Fig. 75. Rougham, Suffolk. - Roof of Nave. Collars braced to hammer-beams. Late fifteenth century. Span 19 ft.

Kersey, Suffolk.

Fig. 76. Kersey, Suffolk. - Roof of Nave. Alternate arch-braced hammer-beams. Late fifteenth century.

In Fig. 79 is illustrated the fine nave roof of Earl Stonham Church, Suffolk, of single hammer-beam form, with richly moulded, crenellated and cambered collar-beams, arch-braced to the hammers and centred with king-posts above and carved pendants below. The spandrels in the triangle formed by the principal, the hammer-post and the hammer-beam are filled with tracery in masonic devices. True hammer-beams alternate with those of pendentive type, and the base of each wall-post is carved with figures and corbels. The rich cornice, which cannot be clearly seen in the illustration, has a carved and pierced band with winged angels above and below, and is connected to the hammer-post by carved spandrels. This example may be classed as one of the richest in the East Anglian churches, and Norfolk and Suffolk easily transcend any other counties in the beauty and elaboration of their ecclesiastical woodwork, Devon, perhaps, alone excepted.

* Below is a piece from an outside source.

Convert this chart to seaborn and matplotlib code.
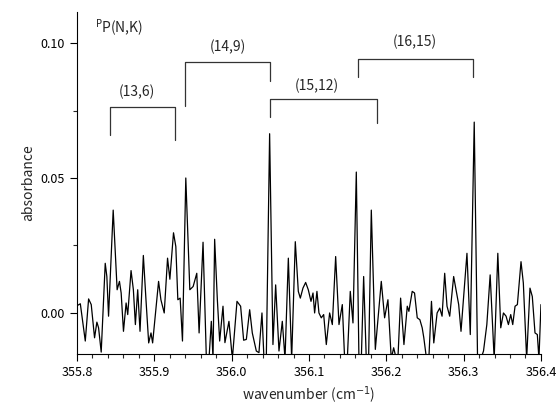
import matplotlib
matplotlib.use("Agg")
import matplotlib.pyplot as plt
import pandas as pd
import seaborn as sns
from matplotlib.ticker import MultipleLocator

# spectrum vertices (values below the axis are clipped)
wavenumber = [
    355.8000, 355.8043, 355.8107, 355.8150, 355.8184, 355.8227, 355.8257, 355.8279,
    355.8313, 355.8365, 355.8386, 355.8408, 355.8468, 355.8519, 355.8549, 355.8571,
    355.8601, 355.8635, 355.8656, 355.8699, 355.8729, 355.8755, 355.8785, 355.8815,
    355.8858, 355.8892, 355.8927, 355.8957, 355.8978, 355.9055, 355.9085, 355.9128,
    355.9171, 355.9201, 355.9248, 355.9278, 355.9304, 355.9334, 355.9364, 355.9407,
    355.9459, 355.9502, 355.9549, 355.9579, 355.9630, 355.9673, 355.9707, 355.9737,
    355.9759, 355.9780, 355.9815, 355.9845, 355.9888, 355.9913, 355.9965, 356.0009,
    356.0069, 356.0116, 356.0155, 356.0190, 356.0233, 356.0267, 356.0319, 356.0353,
    356.0392, 356.0418, 356.0448, 356.0491, 356.0534, 356.0569, 356.0612, 356.0655,
    356.0690, 356.0733, 356.0776, 356.0823, 356.0862, 356.0888, 356.0922, 356.0957,
    356.0991, 356.1026, 356.1052, 356.1073, 356.1103, 356.1129, 356.1159, 356.1190,
    356.1224, 356.1267, 356.1302, 356.1345, 356.1388, 356.1431, 356.1461, 356.1496,
    356.1534, 356.1569, 356.1612, 356.1646, 356.1677, 356.1707, 356.1741, 356.1771,
    356.1806, 356.1858, 356.1892, 356.1935, 356.1978, 356.2021, 356.2064, 356.2095,
    356.2129, 356.2150, 356.2185, 356.2228, 356.2271, 356.2292, 356.2335, 356.2365,
    356.2400, 356.2434, 356.2464, 356.2485, 356.2520, 356.2550, 356.2584, 356.2614,
    356.2657, 356.2691, 356.2721, 356.2755, 356.2785, 356.2820, 356.2871, 356.2906,
    356.2936, 356.2966, 356.3043, 356.3086, 356.3137, 356.3180, 356.3223, 356.3257,
    356.3300, 356.3343, 356.3395, 356.3442, 356.3480, 356.3515, 356.3549, 356.3579,
    356.3609, 356.3635, 356.3665, 356.3695, 356.3742, 356.3772, 356.3815, 356.3858,
    356.3888, 356.3923, 356.3953, 356.3974, 356.4000,
]
absorbance = [
    0.0027, 0.0034, -0.0104, 0.0052, 0.0031, -0.0092, -0.0034, -0.0055,
    -0.0145, 0.0184, 0.0135, -0.0012, 0.0381, 0.0086, 0.0117, 0.0074,
    -0.0068, 0.0037, -0.0006, 0.0157, 0.0086, -0.0043, 0.0086, -0.0068,
    0.0213, 0.0049, -0.0111, -0.0074, -0.0111, 0.0117, 0.0049, 0.0000,
    0.0203, 0.0125, 0.0297, 0.0246, 0.0049, 0.0055, -0.0104, 0.0500,
    0.0086, 0.0098, 0.0147, -0.0074, 0.0262, -0.0170, -0.0170, -0.0031,
    -0.0170, 0.0273, 0.0049, -0.0104, 0.0025, -0.0110, -0.0031, -0.0170,
    0.0043, 0.0025, -0.0101, -0.0098, 0.0012, -0.0074, -0.0141, -0.0147,
    0.0000, -0.0170, -0.0170, 0.0664, -0.0117, 0.0104, -0.0141, -0.0031,
    -0.0170, 0.0203, -0.0170, 0.0264, 0.0080, 0.0055, 0.0092, 0.0113,
    0.0086, 0.0043, 0.0074, 0.0000, 0.0080, 0.0000, -0.0018, -0.0006,
    -0.0117, 0.0000, -0.0043, 0.0209, -0.0043, 0.0031, -0.0170, -0.0170,
    0.0080, -0.0037, 0.0522, -0.0170, -0.0170, 0.0135, -0.0170, -0.0170,
    0.0381, -0.0135, -0.0025, 0.0117, -0.0018, 0.0049, -0.0170, -0.0129,
    -0.0170, -0.0170, 0.0055, -0.0117, 0.0025, 0.0006, 0.0080, 0.0074,
    -0.0018, -0.0025, -0.0055, -0.0092, -0.0170, -0.0170, 0.0043, -0.0111,
    0.0000, 0.0018, -0.0012, 0.0147, 0.0025, -0.0012, 0.0135, 0.0080,
    0.0031, -0.0068, 0.0221, -0.0080, 0.0707, -0.0170, -0.0170, -0.0141,
    -0.0043, 0.0141, -0.0170, 0.0221, -0.0055, 0.0000, -0.0012, -0.0043,
    -0.0006, -0.0043, 0.0025, 0.0031, 0.0190, 0.0111, -0.0170, 0.0092,
    0.0061, -0.0074, -0.0080, -0.0170, 0.0031,
]

# band assignments (N,K): bracket ends and heights
band_labels = ["(13,6)", "(14,9)", "(15,12)", "(16,15)"]
band_start = [355.8423, 355.9393, 356.0493, 356.1630]
band_end = [355.9264, 356.0493, 356.1877, 356.3127]
band_top = [0.0763, 0.0930, 0.0793, 0.0941]
band_left_foot = [0.0659, 0.0767, 0.0726, 0.0874]
band_right_foot = [0.0641, 0.0859, 0.0704, 0.0874]
band_label_x = [355.877, 355.995, 356.110, 356.237]
band_label_y = [0.0819, 0.0985, 0.0841, 0.1004]

sns.set_style("ticks")
plt.rcParams["font.family"] = ["Noto Sans CJK JP", "DejaVu Sans"]

df = pd.DataFrame({"wavenumber": wavenumber, "absorbance": absorbance})

fig = plt.figure(figsize=(5.6, 4.09), dpi=100)
ax = fig.add_axes([0.1375, 0.1345, 0.8285, 0.8362])

sns.lineplot(data=df, x="wavenumber", y="absorbance", estimator=None,
             sort=False, color="black", linewidth=0.9, ax=ax)

for lab, x0, x1, top, lf, rf, lx, ly in zip(band_labels, band_start, band_end, band_top,
                                           band_left_foot, band_right_foot,
                                           band_label_x, band_label_y):
    ax.plot([x0, x0, x1, x1], [lf, top, top, rf], color="#333333", linewidth=0.9)
    ax.text(lx, ly, lab, ha="center", va="center", fontsize=10)

ax.text(355.823, 0.1056, r"$^{\mathrm{P}}$P(N,K)", ha="left", va="center", fontsize=10)

ax.set_xlim(355.8, 356.4)
ax.set_ylim(-0.0152, 0.1115)
ax.xaxis.set_major_locator(MultipleLocator(0.1))
ax.xaxis.set_minor_locator(MultipleLocator(0.02))
ax.yaxis.set_major_locator(MultipleLocator(0.05))
ax.yaxis.set_minor_locator(MultipleLocator(0.025))
ax.set_xticks([355.8, 355.9, 356.0, 356.1, 356.2, 356.3, 356.4])
ax.set_xticklabels(["355.8", "355.9", "356.0", "356.1", "356.2", "356.3", "356.4"])
ax.set_yticks([0.0, 0.05, 0.10])
ax.set_yticklabels(["0.00", "0.05", "0.10"])
ax.tick_params(axis="both", which="major", direction="out", length=5, width=0.8,
               labelsize=9, colors="black")
ax.tick_params(axis="both", which="minor", direction="out", length=3, width=0.8)
ax.set_xlabel("wavenumber (cm$^{-1}$)", fontsize=10)
ax.set_ylabel("absorbance", fontsize=10)
sns.despine(ax=ax)
for sp in ["left", "bottom"]:
    ax.spines[sp].set_color("black")
    ax.spines[sp].set_linewidth(0.8)

fig.savefig("out.png", dpi=100)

Wetherden, Suffolk, Roof Of Nave.

Fig. 77. Wetherden, Suffolk, Roof Of Nave. - Roof of Nave. False double hammer-beam, pendentive type.

Span 21 ft. 11 ins. Length 59 ft. 0 ins.

Middle fifteenth century.

The roof of Eltham Palace Hall, Figs. 80 and 81, is of this pendentive hammer-beam type, and although beautiful from the decorative point of view, it has the inherent defects of this method of construction. This roof had decayed badly and the work of restoring it was commenced, about 1913, under the superintendence of Sir Frank Baines of H.M. Office of Works. The chief source of trouble, however, was not so much the decay in the timbers as the inherent faultiness in its construction. To quote from Sir Frank Baines' report (" Report to the First Commissioner of H.M. Works, etc., on the Condition of the Roof Timbers of Westminster Hall, C.D. 7436," p. 27), "... the principal rafters are not in two members but run in one length from the wall-plates to the ridge. The collar-beams intersect these principals about half-way, and are jointed to it (them) by means of mortices and double tenons. Immediately under this joint is the hammer-post, which is also double-tenoned into the principal rafters, thus acting as a further source of weakness at a point in the principal rafter where the greatest strength is required. To make this weakness worse, the hammer-post is not supported upon the hammer-beam, but continues down past it, terminating in a heavy pendant, while the beam is secured to it by a tenon joint" (see Fig. 44, No. 21).

' The roof is, in reality, an elaborate collar-beam type of roof with the arched ribs, etc., superimposed as ornaments. The result of my examination of this roof last year has shown me that it has failed exactly as a collar-beam type of roof would be expected to fail, namely, by thrusting out the walls and by the fracturing of the principal rafters at the junction of the collar-beam. Thus, in the Eltham Palace roof, many of the principals have sprung outward at their feet a distance of eight inches in the short length of the timber between the collar-beam and the wall-head."

Hitcham, Roof Of Nave.

Fig. 78. Hitcham, Roof Of Nave. - True double hammer-beam type. Late 16th century. Length 48 ft. Span 24 ft. 6 ins.

"... Throughout the whole roof . . . the dropping of the hammer-beams, the distortion of the hammer-posts, and the springing of the principal rafters, are considerable."